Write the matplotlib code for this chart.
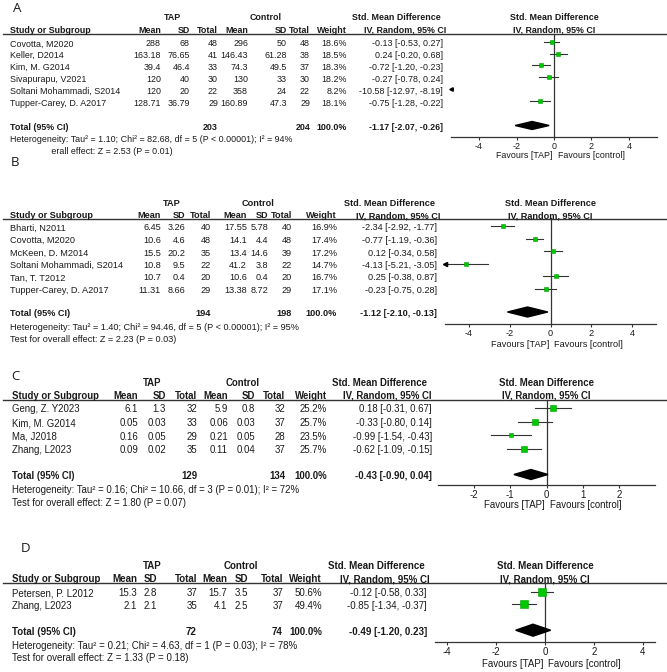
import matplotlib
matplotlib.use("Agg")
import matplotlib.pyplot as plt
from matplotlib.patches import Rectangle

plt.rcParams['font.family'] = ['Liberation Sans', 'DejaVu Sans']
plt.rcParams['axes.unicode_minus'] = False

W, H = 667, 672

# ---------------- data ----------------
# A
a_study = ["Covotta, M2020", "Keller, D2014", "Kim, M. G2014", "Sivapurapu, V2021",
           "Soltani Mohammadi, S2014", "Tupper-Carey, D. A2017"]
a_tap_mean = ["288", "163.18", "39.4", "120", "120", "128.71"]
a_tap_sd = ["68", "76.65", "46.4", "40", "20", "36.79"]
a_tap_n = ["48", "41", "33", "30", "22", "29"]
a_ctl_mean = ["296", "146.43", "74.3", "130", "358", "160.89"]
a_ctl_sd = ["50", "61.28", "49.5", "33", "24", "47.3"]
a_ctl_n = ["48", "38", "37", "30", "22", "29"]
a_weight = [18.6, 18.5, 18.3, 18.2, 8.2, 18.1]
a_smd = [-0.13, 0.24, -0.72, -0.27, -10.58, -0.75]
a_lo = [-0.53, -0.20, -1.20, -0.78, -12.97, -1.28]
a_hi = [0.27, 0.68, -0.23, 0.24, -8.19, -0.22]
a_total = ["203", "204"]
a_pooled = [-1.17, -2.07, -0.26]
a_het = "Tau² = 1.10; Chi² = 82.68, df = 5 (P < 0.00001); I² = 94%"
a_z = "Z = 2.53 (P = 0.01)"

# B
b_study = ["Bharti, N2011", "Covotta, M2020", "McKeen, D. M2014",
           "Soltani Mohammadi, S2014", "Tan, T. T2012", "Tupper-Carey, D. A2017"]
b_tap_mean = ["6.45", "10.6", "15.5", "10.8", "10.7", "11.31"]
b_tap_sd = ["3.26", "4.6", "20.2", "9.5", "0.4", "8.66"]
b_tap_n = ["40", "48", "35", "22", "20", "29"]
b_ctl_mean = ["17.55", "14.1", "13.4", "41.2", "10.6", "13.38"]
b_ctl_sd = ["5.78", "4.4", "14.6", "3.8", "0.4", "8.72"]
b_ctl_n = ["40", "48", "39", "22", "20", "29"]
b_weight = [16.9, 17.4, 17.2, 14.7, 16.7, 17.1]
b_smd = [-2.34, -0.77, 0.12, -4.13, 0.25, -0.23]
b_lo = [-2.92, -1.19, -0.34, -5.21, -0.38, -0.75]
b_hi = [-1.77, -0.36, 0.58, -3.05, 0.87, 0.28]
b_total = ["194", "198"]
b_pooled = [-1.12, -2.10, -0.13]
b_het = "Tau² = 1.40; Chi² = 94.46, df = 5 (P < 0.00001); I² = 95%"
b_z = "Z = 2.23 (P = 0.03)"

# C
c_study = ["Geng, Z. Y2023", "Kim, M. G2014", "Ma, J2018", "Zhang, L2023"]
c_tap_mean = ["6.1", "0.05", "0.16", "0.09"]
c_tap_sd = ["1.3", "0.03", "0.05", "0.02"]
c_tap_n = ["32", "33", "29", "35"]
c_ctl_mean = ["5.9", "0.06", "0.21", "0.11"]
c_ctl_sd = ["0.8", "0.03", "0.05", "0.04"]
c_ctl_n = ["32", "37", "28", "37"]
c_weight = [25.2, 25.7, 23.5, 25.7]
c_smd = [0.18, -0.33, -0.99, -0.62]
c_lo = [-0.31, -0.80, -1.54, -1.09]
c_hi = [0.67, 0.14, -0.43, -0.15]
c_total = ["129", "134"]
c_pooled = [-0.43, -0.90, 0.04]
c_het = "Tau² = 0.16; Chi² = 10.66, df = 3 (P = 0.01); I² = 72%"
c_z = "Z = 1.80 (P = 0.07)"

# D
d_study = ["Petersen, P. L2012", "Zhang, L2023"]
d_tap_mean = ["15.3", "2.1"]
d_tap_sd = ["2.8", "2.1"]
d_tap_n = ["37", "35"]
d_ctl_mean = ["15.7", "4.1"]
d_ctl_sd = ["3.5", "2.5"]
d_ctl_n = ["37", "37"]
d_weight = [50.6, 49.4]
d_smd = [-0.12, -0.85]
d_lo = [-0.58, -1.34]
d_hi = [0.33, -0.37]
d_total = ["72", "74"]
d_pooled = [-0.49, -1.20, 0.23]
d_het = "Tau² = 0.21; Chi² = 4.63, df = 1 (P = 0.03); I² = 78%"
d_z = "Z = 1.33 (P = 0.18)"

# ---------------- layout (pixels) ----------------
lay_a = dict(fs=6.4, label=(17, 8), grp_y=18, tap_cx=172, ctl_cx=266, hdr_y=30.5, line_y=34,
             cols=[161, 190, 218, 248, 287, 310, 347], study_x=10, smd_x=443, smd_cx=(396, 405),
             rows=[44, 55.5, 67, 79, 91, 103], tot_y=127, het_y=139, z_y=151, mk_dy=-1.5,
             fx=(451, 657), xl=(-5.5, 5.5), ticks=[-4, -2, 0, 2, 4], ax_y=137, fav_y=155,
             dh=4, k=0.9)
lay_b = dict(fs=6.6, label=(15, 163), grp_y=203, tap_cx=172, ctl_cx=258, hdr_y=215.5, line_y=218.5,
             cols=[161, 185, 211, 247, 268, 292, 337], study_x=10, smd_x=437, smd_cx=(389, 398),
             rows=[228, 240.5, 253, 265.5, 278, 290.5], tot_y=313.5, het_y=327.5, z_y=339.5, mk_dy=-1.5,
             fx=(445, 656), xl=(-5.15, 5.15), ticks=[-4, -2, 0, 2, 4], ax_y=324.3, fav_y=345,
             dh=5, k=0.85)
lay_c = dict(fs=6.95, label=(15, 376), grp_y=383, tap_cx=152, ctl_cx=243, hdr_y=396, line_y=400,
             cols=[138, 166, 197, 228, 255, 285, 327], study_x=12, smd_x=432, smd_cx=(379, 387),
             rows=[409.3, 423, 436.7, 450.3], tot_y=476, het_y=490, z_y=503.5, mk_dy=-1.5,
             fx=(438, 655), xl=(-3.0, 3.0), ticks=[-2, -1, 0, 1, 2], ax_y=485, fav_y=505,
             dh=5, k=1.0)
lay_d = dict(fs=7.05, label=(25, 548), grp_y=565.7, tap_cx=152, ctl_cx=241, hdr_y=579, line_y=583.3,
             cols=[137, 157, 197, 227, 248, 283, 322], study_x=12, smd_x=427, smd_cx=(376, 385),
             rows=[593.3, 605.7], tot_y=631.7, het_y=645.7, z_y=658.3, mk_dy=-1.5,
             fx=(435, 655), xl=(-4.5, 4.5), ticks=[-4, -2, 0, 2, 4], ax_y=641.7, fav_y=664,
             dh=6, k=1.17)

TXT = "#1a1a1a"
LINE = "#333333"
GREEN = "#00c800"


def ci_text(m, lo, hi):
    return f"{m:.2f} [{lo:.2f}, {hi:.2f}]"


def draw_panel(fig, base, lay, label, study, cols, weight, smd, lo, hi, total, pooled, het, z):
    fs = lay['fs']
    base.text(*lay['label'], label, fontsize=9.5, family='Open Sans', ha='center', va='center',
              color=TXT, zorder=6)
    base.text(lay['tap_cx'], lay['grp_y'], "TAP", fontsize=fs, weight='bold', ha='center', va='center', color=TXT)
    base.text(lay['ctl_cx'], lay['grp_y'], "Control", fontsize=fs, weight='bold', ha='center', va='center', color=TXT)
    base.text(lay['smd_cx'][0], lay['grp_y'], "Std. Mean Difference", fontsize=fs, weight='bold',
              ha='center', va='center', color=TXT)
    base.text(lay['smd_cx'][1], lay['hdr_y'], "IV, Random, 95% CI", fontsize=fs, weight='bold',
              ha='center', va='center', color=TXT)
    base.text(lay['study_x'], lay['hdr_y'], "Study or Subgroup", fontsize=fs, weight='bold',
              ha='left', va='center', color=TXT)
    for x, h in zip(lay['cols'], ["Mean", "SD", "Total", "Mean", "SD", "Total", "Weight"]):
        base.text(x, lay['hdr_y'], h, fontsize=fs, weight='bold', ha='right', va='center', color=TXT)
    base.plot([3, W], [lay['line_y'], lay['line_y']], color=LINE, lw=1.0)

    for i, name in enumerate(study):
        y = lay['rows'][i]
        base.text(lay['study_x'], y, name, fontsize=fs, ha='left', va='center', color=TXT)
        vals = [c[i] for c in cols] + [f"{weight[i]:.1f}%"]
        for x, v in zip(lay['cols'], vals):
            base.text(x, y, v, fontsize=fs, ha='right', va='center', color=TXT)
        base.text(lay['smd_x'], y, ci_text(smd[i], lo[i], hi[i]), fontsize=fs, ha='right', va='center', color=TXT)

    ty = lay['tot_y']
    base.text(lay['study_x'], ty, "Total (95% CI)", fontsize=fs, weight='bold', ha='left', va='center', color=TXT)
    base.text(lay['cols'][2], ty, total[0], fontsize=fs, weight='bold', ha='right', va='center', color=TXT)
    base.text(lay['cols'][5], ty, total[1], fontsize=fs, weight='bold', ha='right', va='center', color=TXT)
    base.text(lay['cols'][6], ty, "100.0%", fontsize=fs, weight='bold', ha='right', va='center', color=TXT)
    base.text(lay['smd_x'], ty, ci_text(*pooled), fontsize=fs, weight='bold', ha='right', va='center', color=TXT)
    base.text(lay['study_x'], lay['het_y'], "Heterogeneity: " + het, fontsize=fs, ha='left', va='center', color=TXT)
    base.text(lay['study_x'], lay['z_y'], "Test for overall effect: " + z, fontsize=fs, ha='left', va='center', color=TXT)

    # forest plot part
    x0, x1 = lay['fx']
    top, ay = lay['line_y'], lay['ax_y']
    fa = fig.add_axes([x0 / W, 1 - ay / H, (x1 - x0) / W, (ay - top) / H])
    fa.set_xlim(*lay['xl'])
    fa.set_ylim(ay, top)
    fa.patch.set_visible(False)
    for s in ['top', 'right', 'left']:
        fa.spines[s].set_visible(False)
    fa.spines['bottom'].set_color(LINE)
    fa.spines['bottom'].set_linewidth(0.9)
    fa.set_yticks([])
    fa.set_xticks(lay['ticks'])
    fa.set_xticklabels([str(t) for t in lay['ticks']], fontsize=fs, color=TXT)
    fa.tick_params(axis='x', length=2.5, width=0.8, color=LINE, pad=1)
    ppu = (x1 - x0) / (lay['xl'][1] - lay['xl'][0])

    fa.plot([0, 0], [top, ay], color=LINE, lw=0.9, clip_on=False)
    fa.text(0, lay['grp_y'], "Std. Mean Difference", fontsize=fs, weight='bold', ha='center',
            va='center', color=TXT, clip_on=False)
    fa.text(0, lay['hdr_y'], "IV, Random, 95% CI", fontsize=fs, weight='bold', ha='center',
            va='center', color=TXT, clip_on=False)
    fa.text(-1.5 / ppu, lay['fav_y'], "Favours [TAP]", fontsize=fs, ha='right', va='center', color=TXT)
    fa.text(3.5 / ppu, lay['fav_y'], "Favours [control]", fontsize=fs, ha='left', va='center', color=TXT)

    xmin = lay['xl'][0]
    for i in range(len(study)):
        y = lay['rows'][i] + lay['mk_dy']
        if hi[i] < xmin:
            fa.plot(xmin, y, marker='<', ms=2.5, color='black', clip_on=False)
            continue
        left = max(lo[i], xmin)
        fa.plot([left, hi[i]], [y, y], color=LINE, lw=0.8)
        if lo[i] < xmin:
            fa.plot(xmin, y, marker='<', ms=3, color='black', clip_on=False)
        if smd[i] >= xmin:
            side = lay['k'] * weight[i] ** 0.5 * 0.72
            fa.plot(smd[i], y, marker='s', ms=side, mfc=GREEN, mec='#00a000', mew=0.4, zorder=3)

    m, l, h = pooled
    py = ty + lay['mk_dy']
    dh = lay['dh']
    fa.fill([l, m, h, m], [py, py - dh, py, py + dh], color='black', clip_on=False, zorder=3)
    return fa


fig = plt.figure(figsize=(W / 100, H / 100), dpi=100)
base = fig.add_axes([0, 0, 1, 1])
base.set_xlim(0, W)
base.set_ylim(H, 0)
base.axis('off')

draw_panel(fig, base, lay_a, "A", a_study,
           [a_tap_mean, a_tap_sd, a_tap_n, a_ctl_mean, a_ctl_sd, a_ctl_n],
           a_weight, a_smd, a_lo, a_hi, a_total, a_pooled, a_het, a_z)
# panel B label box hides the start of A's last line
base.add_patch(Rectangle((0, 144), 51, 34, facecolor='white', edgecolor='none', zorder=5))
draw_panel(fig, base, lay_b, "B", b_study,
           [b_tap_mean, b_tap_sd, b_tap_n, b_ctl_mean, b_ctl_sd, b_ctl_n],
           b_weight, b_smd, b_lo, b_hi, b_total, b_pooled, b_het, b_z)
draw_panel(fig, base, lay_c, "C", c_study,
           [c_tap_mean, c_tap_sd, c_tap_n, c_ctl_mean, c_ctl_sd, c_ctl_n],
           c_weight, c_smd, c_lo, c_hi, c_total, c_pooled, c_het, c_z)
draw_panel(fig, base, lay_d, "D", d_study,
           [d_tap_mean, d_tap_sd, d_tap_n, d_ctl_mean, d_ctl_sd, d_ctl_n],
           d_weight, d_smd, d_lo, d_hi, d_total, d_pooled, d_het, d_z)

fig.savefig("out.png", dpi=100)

+++

*EXERCISE REQUIREMENTS*: Return the material line for line, from its beginning to the line that contains "W, H = 667, 672", with the pictures left out.

*RESPONSE*:
Write the matplotlib code for this chart.
import matplotlib
matplotlib.use("Agg")
import matplotlib.pyplot as plt
from matplotlib.patches import Rectangle

plt.rcParams['font.family'] = ['Liberation Sans', 'DejaVu Sans']
plt.rcParams['axes.unicode_minus'] = False

W, H = 667, 672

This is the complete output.